The ABCs of UUs: U is for the Unitarian Universalist Association
The month of May this year will mark the 60th anniversary of the merger of the American Unitarian Association (AUA) and the Universalist Church of America (UCA) . However, rather than exploring the growing pains and continuing evolution of the organization, for the scope of this article I will be considering the events leading up to and the birth of the UUA.
After over a century of concurrent development, clergy cross-pollination (see earlier articles on Thomas Starr King and Sophia Fahs Lyons for examples), and complimentary belief systems, in 1961, during an organizing conference from May 10-15th in Boston, Unitarians and Universalists combined their two liberal religions and the Unitarian Universalist Association (UUA) was born. Why then did it take so long, and how much opposition was there to this merger?
After literally decades of discussion about the possibilities of merging the two religious traditions, the AUA and UCA created a Joint Merger Commission in 1956. Already the two groups shared a hymnal, Hymns of the Spirit (1937), held joint biennial conferences, and their Youth movements had been united since 1953 under the name Liberal Religious Youth. The Information Manual for the Commission put the case for merger this way: It is no accident that for one hundred years various rapprochements between the two denominations have been made. There is an affinity between them of which there is a growing awareness. The manual went on to suggest that some individuals and churches have already taken it for granted that merger has been accomplished.
Citing the faith of liberals as the growing edge of any society, the Commission pointed to the shared historical focus of both faiths: throughout their history, the Unitarian and Universalist Churches have had a considerable role in inspiring and sustaining the liberal currents of though and action so basically important in American society.
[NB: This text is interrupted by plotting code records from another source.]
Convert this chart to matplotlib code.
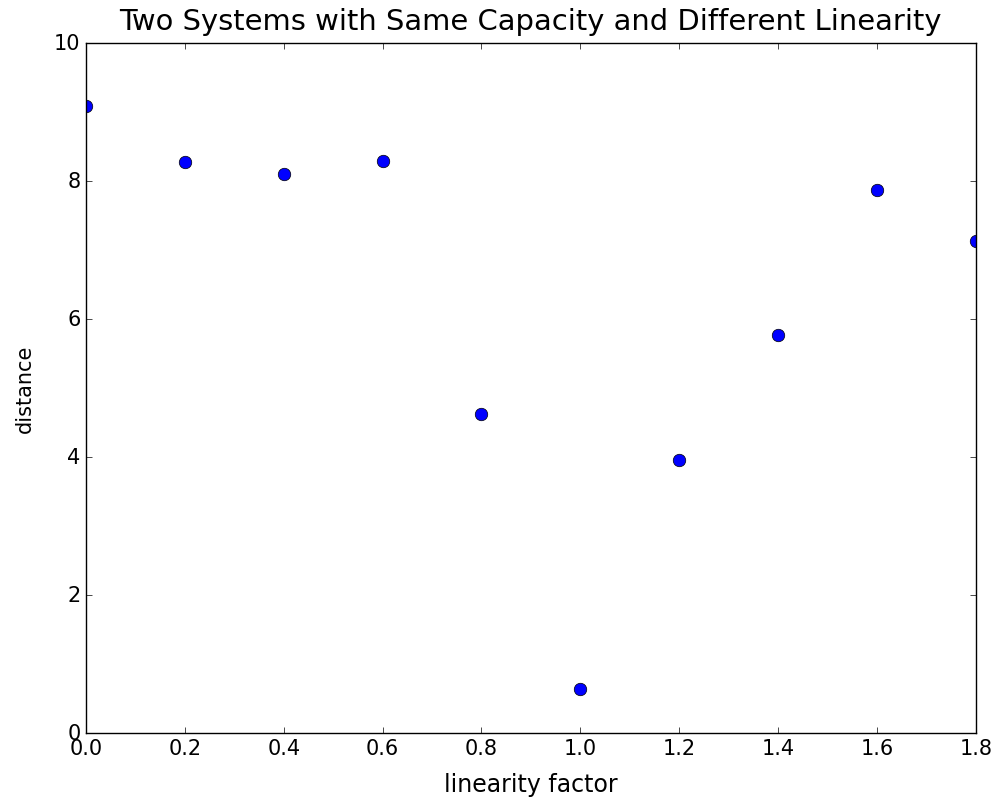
import matplotlib
matplotlib.use('Agg')
import matplotlib.pyplot as plt

plt.style.use('classic')

linearity = [0.0, 0.2, 0.4, 0.6, 0.8, 1.0, 1.2, 1.4, 1.6, 1.8]
distance = [9.09, 8.27, 8.11, 8.29, 4.62, 0.64, 3.96, 5.77, 7.87, 7.13]

fig = plt.figure(figsize=(10.02, 8.03), dpi=100)
ax = fig.add_axes([0.0858, 0.086, 0.888, 0.859])

ax.plot(linearity, distance, 'o', color='blue', markeredgecolor='black', markersize=9)

ax.set_xlim(0, 1.8)
ax.set_ylim(0, 10)
ax.set_title('Two Systems with Same Capacity and Different Linearity', fontsize=20.9, pad=10)
ax.set_xlabel('linearity factor', fontsize=17, labelpad=10)
ax.set_ylabel('distance', fontsize=15, labelpad=14)
ax.tick_params(labelsize=15)

fig.savefig('out.png', dpi=100, facecolor='white')
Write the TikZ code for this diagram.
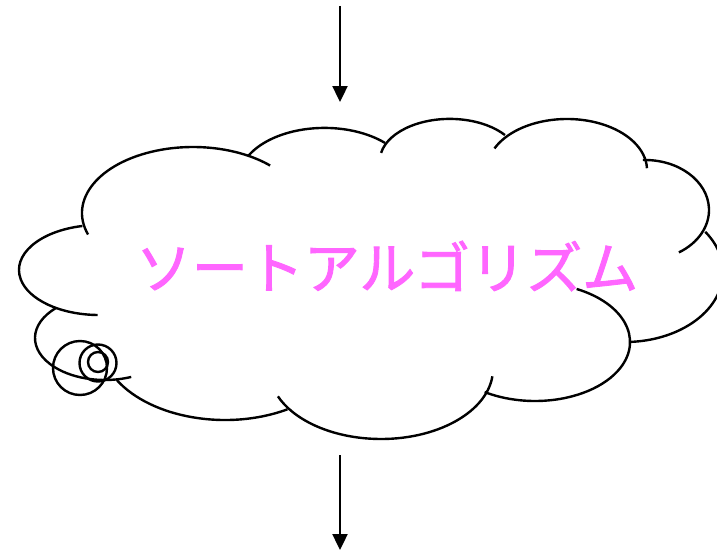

Despite these assertions, opposition to the merger came from both sides. Walter Donald Kring, minister of All Souls Unitarian Church in New York City and at the time secretary of the AUA, wrote to oppose the merger in 1959, suggesting that proper analysis of the implications would take the energy of most people in both churches for a full two years, at a time when good growth was being experienced in the Unitarian pews and would be hampered by the effort. Defending his position Kring adds a characterization that is familiar to those involved in UU activity today: You are aware as I that never will any considerable group of Unitarians feel that any subject will be discussed adequately. This is the problem of a highly literate and vocal group. On the other side of the fence, Albert Q. Perry, minister of the First Universalist Society of Cincinnati, worried that Universalist love-centered, inclusive theology would be lost in a merger: Universalism does not make sense unless one believes certain things about the purposefulness of creation, the direction of the cosmic process, the nature of man, and the destiny of the human spirit. To Perry, Universalism was not an intellectual movement, and had its foundation in the inspiration of love rather than the pursuit of truth and reason (which to him characterized the Unitarian church.)
Yet by 1959, the Constitution of the “Unitarian Universalist Association” had been written, published by the Joint Merger Commission in a book called The Plan to Consolidate. (Abandoned was the possible name for the group the “Liberal Church” in favour of one that named both traditions directly.) In October, a joint assembly of the two denominations was held in Syracuse, New York. Each group was tasked to vote separately on the constitution. The Unitarian delegates voted 518 to 43 in favour, the Universalists 238 to 33. A further vote in 1960 at the congregational level saw a 90% participation rate and overwhelming support for what was now called a consolidation rather than a merger. A final vote was help at a Joint Assembly in Boston in 1960 and the consolidation was complete. All that remained was for the organization to be granted corporate status by special acts of legislature in Massachusetts and New York and the formal organizing meeting held in Boston from May 10-15, 1961.